By Dean DiSpalatro | April 4, 2014 | Last updated on April 4, 2014
2 min read

OBSI’s arms are now twice as long, but weaker than ever.

Last December, CSA mandated most EMDs and portfolio managers use the ombudsman to resolve disputes. On August 1, OBSI’s membership will double to more than 1,600.

CSA says the move “is an important component of [its] investor protection framework,” but rhetoric and reality have parted ways.

Anyone who understands children knows that failure to enforce the rules invites continued bad behaviour. Firmly and consistently enforcing penalties for bad behaviour, like no TV or video games for two weeks, usually brings them back into line.

The same principle applies to grown-ups, though this basic fact appears lost on CSA.

But not everyone’s unaware.

Back in 2011, OBSI commissioned a review by The Navigator Company, an Australian management consulting firm. It zeroed in on the ombudsman’s critical flaw.

OBSI can’t require anyone to compensate wronged investors. Instead, it relies on a combination of goodwill and the public relations worries of accused firms. The ombudsman’s only recourse with a firm that won’t cooperate is to issue a press release stating who refused its recommendation, who (in its view) was victimized and how much that investor lost.

Navigator’s report showed that naming and shaming wasn’t as effective as hoped. Between 2007 and 2011 there was “significant deterioration of goodwill from member firms”—and, increasingly, firms weren’t paying suggested restitutions.

OBSI’s record in 2013

  • Opened 434 investments-related case files
  • Compensation paid in 175 cases totalling $4,677,415 (avg. of $26,728 per case)
  • Compensation refused in 10 case files totalling $1,371,182 (avg. of $137,118 per case)

Source: OBSI 2013 Annual Report

The current system won’t work so long as firms can refuse payment, said the report, so OBSI needs binding enforcement powers.

Fast forward to 2014, and it’s déjà vu, as the trend to avoid restitution payments continues (see “OBSI’s record in 2013,” right).

This February, the OSC’s Investor Advisory Panel sent a letter expressing frustration over continued dithering on OBSI. That panel has repeatedly urged CSA to do something about the ombudsman’s lack of enforcement powers—so far, no response. Including EMDs and PMs in OBSI’s oversight mandate will make the body weaker, the letter warns. Absent additional resources for the bloated membership roster, OBSI could face “workload, staffing and funding stresses.”

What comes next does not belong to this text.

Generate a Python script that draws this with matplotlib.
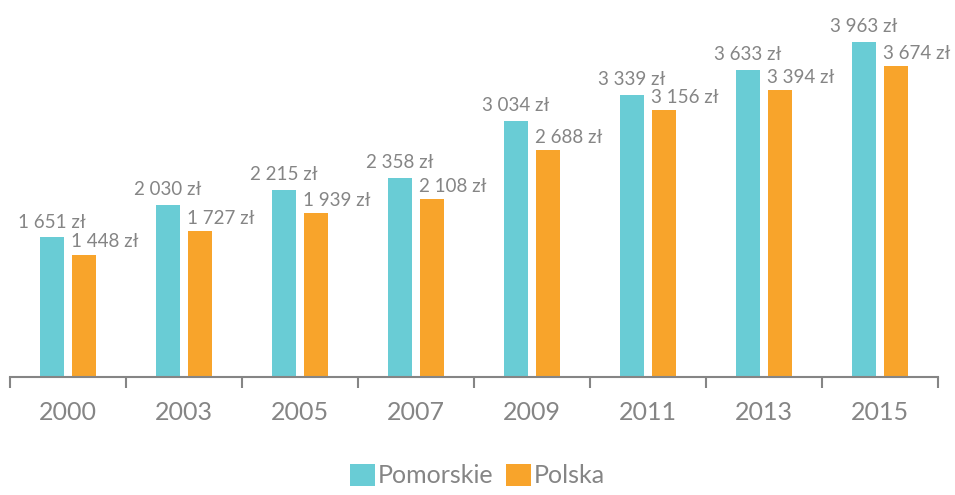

The IAP was too polite. CSA’s rule change doubles the number of firms that can laugh off OBSI’s restitution recommendations.

How an end result this pathetic can be counted as an “important component” of CSA’s investor protection framework is unclear. It’s also a mystery why OSC’s failed to respond to its advisory panel’s cogent complaints.

Recent changes aside, OBSI remains a toothless tiger. And that’s why CSA shouldn’t have wasted time deciding which types of advisors should fall under OBSI’s purview. That action distracted them from the real choice: give OBSI bona fide enforcement powers, or cull it.

Dean DiSpalatro is a Toronto-based financial writer.